The US Navy (USN) has completed a two-day series of at-sea trials with unmanned systems using the Military Sealift Command (MSC’s) Spearhead-class catamaran expeditionary fast transport vessel USNS Spearhead (T-EPF 1) in late July, the service announced.
Spearhead was deployed in the Atlantic Ocean off the coast of Key West, Florida, with scientists attached to the US Naval Forces Southern Command/US 4th Fleet (USNAVSO/FOURTHFLT) and members of the wider US science and technology community to conduct fleet experiments with multiple unmanned aerial and underwater vehicles (UAVs and UUVs).
The Knifefish autonomous underwater vehicle seen being deployed from the expeditionary fast transport vessel USNS Spearhead . (US Navy)
These included the fixed-wing Martin UAV V-BAT and the Boeing-Insitu ScanEagle systems, as well as General Dynamics Mission Systems (GDMS) Knifefish UUV. According to the USN, these unmanned vehicles were used to advance concepts that could offer improved detection and monitoring in support of counter-narcotics missions in the Caribbean and Eastern Pacific.
The V-BAT is a tail-sitting vertical take-off and landing (VTOL) UAV designed to be launched and recovered without additional equipment and in confined landing spaces as small as 6 × 6 m.
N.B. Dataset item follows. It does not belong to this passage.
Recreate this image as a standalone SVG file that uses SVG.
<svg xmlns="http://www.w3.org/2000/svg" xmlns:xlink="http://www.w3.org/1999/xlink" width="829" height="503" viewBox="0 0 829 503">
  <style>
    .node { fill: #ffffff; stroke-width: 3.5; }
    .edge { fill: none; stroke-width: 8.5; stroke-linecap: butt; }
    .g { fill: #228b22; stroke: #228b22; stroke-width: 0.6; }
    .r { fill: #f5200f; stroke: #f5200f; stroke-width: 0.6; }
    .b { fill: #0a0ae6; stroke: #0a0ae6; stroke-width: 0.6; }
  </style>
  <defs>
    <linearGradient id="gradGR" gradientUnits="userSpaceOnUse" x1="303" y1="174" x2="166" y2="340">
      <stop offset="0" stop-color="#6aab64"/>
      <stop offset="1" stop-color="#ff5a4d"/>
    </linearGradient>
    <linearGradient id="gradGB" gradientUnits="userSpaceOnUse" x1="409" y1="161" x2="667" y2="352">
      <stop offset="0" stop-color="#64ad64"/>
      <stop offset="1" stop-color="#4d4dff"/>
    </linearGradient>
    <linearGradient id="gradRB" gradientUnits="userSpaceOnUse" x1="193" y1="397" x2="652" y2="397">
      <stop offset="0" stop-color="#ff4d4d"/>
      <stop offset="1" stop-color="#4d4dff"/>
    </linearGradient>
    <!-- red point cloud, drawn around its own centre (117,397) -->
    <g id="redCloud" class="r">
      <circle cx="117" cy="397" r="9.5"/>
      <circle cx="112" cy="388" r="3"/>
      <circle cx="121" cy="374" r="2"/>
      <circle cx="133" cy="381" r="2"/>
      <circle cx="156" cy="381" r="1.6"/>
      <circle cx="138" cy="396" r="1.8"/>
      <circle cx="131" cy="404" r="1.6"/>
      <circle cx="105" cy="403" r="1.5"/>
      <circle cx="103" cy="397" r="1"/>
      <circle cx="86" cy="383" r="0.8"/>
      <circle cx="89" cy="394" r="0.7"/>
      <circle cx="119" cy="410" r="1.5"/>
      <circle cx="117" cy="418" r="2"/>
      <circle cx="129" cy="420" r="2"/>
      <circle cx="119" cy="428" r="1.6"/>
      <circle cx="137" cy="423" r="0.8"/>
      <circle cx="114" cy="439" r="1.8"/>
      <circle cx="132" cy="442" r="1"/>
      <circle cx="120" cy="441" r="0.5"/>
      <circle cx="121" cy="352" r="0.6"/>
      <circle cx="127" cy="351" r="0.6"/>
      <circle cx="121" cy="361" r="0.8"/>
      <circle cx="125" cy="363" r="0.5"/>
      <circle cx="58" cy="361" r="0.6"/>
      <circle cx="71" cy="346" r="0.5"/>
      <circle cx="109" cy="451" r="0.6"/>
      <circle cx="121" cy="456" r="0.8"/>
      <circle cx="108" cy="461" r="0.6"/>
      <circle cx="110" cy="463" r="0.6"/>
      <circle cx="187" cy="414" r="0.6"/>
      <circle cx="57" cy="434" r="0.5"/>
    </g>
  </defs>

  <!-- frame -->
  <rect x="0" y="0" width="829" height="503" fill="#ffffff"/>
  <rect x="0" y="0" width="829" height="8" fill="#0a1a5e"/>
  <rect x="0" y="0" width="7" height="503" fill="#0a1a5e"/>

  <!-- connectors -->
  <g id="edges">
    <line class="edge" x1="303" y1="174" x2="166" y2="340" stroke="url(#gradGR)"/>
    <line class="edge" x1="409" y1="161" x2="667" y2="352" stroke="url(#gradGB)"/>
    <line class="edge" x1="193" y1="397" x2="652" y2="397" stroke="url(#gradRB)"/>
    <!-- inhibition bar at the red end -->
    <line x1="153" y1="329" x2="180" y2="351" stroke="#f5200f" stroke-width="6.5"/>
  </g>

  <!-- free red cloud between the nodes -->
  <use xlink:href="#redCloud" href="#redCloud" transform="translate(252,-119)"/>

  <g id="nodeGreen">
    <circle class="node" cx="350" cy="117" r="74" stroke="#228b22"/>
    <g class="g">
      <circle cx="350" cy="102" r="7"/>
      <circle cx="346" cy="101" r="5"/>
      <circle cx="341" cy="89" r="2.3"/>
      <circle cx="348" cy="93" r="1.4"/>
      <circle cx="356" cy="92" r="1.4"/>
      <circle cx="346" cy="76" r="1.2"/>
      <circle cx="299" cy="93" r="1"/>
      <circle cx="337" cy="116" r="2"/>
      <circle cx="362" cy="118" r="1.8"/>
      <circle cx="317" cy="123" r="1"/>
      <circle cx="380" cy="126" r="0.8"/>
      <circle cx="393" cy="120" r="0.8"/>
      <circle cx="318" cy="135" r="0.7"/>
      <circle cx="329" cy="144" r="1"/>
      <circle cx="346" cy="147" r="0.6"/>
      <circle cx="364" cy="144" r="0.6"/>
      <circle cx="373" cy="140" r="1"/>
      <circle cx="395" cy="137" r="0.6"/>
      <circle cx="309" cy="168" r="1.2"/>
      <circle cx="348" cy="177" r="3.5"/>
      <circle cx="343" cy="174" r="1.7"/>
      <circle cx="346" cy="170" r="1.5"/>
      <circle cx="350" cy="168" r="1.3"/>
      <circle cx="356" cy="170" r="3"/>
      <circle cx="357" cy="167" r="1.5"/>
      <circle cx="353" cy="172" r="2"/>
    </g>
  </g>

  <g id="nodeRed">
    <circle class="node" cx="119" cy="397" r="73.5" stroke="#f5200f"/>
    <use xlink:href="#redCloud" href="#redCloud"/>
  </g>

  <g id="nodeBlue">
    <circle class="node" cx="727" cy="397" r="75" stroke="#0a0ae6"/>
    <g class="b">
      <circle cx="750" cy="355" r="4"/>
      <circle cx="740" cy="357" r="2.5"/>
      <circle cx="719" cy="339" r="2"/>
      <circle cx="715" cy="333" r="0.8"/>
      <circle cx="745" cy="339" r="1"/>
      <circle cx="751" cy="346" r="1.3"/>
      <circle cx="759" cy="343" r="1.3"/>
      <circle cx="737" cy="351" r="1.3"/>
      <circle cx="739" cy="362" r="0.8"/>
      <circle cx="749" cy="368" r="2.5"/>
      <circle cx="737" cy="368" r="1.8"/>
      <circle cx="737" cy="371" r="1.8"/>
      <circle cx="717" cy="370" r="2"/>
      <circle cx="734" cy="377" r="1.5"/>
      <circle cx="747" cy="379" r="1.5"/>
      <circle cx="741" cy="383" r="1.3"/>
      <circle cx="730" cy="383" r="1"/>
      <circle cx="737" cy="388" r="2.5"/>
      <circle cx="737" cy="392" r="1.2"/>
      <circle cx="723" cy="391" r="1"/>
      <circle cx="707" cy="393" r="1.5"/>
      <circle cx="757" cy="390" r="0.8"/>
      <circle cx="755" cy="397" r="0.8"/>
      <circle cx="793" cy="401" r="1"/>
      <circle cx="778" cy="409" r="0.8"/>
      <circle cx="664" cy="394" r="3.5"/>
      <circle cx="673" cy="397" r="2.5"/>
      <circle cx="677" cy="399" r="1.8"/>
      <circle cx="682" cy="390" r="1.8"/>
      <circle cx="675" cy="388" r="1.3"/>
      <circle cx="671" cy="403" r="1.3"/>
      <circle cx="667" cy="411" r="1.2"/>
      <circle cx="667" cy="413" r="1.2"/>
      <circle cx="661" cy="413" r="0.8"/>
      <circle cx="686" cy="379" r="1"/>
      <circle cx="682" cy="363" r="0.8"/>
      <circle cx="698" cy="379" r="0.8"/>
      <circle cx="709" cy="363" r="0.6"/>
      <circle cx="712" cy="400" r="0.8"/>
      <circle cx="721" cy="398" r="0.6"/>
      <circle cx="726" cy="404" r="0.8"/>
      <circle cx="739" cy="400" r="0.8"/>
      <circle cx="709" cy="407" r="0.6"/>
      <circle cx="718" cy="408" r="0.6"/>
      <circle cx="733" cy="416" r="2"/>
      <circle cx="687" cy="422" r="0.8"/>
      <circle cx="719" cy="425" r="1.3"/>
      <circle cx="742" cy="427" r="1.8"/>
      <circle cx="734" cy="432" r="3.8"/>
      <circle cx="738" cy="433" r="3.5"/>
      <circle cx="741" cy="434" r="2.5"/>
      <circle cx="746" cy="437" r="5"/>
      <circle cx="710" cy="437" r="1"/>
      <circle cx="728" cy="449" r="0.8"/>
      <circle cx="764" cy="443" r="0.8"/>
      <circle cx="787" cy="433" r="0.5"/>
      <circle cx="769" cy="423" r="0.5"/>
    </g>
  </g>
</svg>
The air vehicle, which measures 2.4 m long with a 2.74 m wingspan, has a maximum take-off weight (MTOW) of 37 kg including a 3.6 kg payload. It is powered by a 183 cc 2-stroke piston engine that enables it to achieve a top speed of 166 km/h and a ceiling of 15,000 ft (4,572 m), while maximum endurance is quoted as more than 8 hours at a speed of 83 km/h.